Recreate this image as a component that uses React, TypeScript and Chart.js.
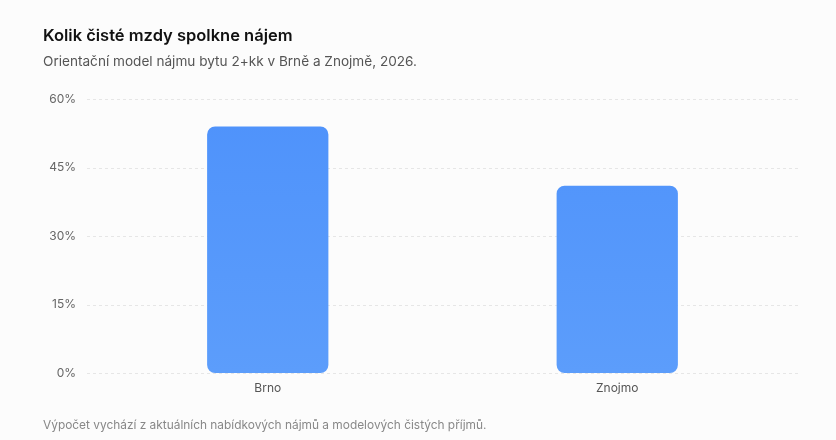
import React, { useEffect, useRef } from "react";
import { Chart, registerables } from "chart.js";

Chart.register(...registerables);

const categories = ["Brno", "Znojmo"];
const rentShare = [54, 41];
const yTicks = { min: 0, max: 60, step: 15 };

const titleText = "Kolik čisté mzdy spolkne nájem";
const subtitleText = "Orientační model nájmu bytu 2+kk v Brně a Znojmě, 2026.";
const footerText = "Výpočet vychází z aktuálních nabídkových nájmů a modelových čistých příjmů.";

const dashGrid = {
  id: "dashGrid",
  beforeDatasetsDraw(chart: any) {
    const y = chart.scales.y;
    const a = chart.chartArea;
    const ctx = chart.ctx;
    ctx.save();
    ctx.setLineDash([3, 3]);
    ctx.strokeStyle = "#E6E6E6";
    ctx.lineWidth = 1;
    y.ticks.forEach((t: any) => {
      const py = Math.round(y.getPixelForValue(t.value)) + 0.5;
      ctx.beginPath();
      ctx.moveTo(a.left - 6, py);
      ctx.lineTo(a.right + 6, py);
      ctx.stroke();
    });
    ctx.restore();
  },
};

export default function App() {
  const ref = useRef<HTMLCanvasElement | null>(null);

  useEffect(() => {
    if (!ref.current) return;
    Chart.defaults.font.family = "Inter";
    const chart = new Chart(ref.current, {
      type: "bar",
      data: {
        labels: categories,
        datasets: [
          {
            data: rentShare,
            backgroundColor: (c: any) => {
              const a = c.chart.chartArea;
              if (!a) return "#4F93FB";
              const g = c.chart.ctx.createLinearGradient(0, a.top, 0, a.bottom);
              g.addColorStop(0, "#4E92FB");
              g.addColorStop(1, "#5C9DFB");
              return g;
            },
            borderRadius: 8,
            borderSkipped: false,
            barPercentage: 0.5,
            categoryPercentage: 0.694,
          },
        ],
      },
      options: {
        animation: false,
        responsive: false,
        maintainAspectRatio: false,
        layout: { padding: { left: 0, right: 44, top: 99, bottom: 37 } },
        plugins: {
          legend: { display: false },
          tooltip: { enabled: false },
          title: { display: false },
        },
        scales: {
          x: {
            grid: { display: false, drawTicks: false },
            border: { display: false },
            ticks: { color: "#555555", font: { size: 12 }, padding: 8 },
            afterFit: (s: any) => {
              s.height = 30;
            },
          },
          y: {
            min: yTicks.min,
            max: yTicks.max,
            grid: { display: false, drawTicks: false },
            border: { display: false },
            ticks: {
              stepSize: yTicks.step,
              color: "#666666",
              font: { size: 12 },
              padding: 17,
              callback: (v: any) => v + "%",
            },
            afterFit: (s: any) => {
              s.width = 93;
            },
          },
        },
      },
      plugins: [dashGrid],
    });
    return () => chart.destroy();
  }, []);

  return (
    <div
      style={{
        position: "fixed",
        left: 0,
        top: 0,
        width: 836,
        height: 440,
        background: "#FCFCFC",
        fontFamily: "Inter, sans-serif",
        overflow: "hidden",
      }}
    >
      <canvas ref={ref} width={836} height={440} style={{ position: "absolute", left: 0, top: 0, width: 836, height: 440 }} />
      <div style={{ position: "absolute", left: 43, top: 24.5, fontSize: 16.5, lineHeight: "20px", fontWeight: 600, color: "#111111", whiteSpace: "nowrap" }}>
        {titleText}
      </div>
      <div style={{ position: "absolute", left: 43, top: 51.5, fontSize: 13.6, lineHeight: "18px", color: "#555555", whiteSpace: "nowrap" }}>
        {subtitleText}
      </div>
      <div style={{ position: "absolute", left: 43, top: 417, fontSize: 11.9, lineHeight: "16px", color: "#888888", whiteSpace: "nowrap" }}>
        {footerText}
      </div>
    </div>
  );
}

........

**Written instruction**
Repeat the listing in full and exactly. Leave any pictures out.

**Result of this task**
Recreate this image as a component that uses React, TypeScript and Chart.js.
import React, { useEffect, useRef } from "react";
import { Chart, registerables } from "chart.js";

Chart.register(...registerables);

const categories = ["Brno", "Znojmo"];
const rentShare = [54, 41];
const yTicks = { min: 0, max: 60, step: 15 };

const titleText = "Kolik čisté mzdy spolkne nájem";
const subtitleText = "Orientační model nájmu bytu 2+kk v Brně a Znojmě, 2026.";
const footerText = "Výpočet vychází z aktuálních nabídkových nájmů a modelových čistých příjmů.";

const dashGrid = {
  id: "dashGrid",
  beforeDatasetsDraw(chart: any) {
    const y = chart.scales.y;
    const a = chart.chartArea;
    const ctx = chart.ctx;
    ctx.save();
    ctx.setLineDash([3, 3]);
    ctx.strokeStyle = "#E6E6E6";
    ctx.lineWidth = 1;
    y.ticks.forEach((t: any) => {
      const py = Math.round(y.getPixelForValue(t.value)) + 0.5;
      ctx.beginPath();
      ctx.moveTo(a.left - 6, py);
      ctx.lineTo(a.right + 6, py);
      ctx.stroke();
    });
    ctx.restore();
  },
};

export default function App() {
  const ref = useRef<HTMLCanvasElement | null>(null);

  useEffect(() => {
    if (!ref.current) return;
    Chart.defaults.font.family = "Inter";
    const chart = new Chart(ref.current, {
      type: "bar",
      data: {
        labels: categories,
        datasets: [
          {
            data: rentShare,
            backgroundColor: (c: any) => {
              const a = c.chart.chartArea;
              if (!a) return "#4F93FB";
              const g = c.chart.ctx.createLinearGradient(0, a.top, 0, a.bottom);
              g.addColorStop(0, "#4E92FB");
              g.addColorStop(1, "#5C9DFB");
              return g;
            },
            borderRadius: 8,
            borderSkipped: false,
            barPercentage: 0.5,
            categoryPercentage: 0.694,
          },
        ],
      },
      options: {
        animation: false,
        responsive: false,
        maintainAspectRatio: false,
        layout: { padding: { left: 0, right: 44, top: 99, bottom: 37 } },
        plugins: {
          legend: { display: false },
          tooltip: { enabled: false },
          title: { display: false },
        },
        scales: {
          x: {
            grid: { display: false, drawTicks: false },
            border: { display: false },
            ticks: { color: "#555555", font: { size: 12 }, padding: 8 },
            afterFit: (s: any) => {
              s.height = 30;
            },
          },
          y: {
            min: yTicks.min,
            max: yTicks.max,
            grid: { display: false, drawTicks: false },
            border: { display: false },
            ticks: {
              stepSize: yTicks.step,
              color: "#666666",
              font: { size: 12 },
              padding: 17,
              callback: (v: any) => v + "%",
            },
            afterFit: (s: any) => {
              s.width = 93;
            },
          },
        },
      },
      plugins: [dashGrid],
    });
    return () => chart.destroy();
  }, []);

  return (
    <div
      style={{
        position: "fixed",
        left: 0,
        top: 0,
        width: 836,
        height: 440,
        background: "#FCFCFC",
        fontFamily: "Inter, sans-serif",
        overflow: "hidden",
      }}
    >
      <canvas ref={ref} width={836} height={440} style={{ position: "absolute", left: 0, top: 0, width: 836, height: 440 }} />
      <div style={{ position: "absolute", left: 43, top: 24.5, fontSize: 16.5, lineHeight: "20px", fontWeight: 600, color: "#111111", whiteSpace: "nowrap" }}>
        {titleText}
      </div>
      <div style={{ position: "absolute", left: 43, top: 51.5, fontSize: 13.6, lineHeight: "18px", color: "#555555", whiteSpace: "nowrap" }}>
        {subtitleText}
      </div>
      <div style={{ position: "absolute", left: 43, top: 417, fontSize: 11.9, lineHeight: "16px", color: "#888888", whiteSpace: "nowrap" }}>
        {footerText}
      </div>
    </div>
  );
}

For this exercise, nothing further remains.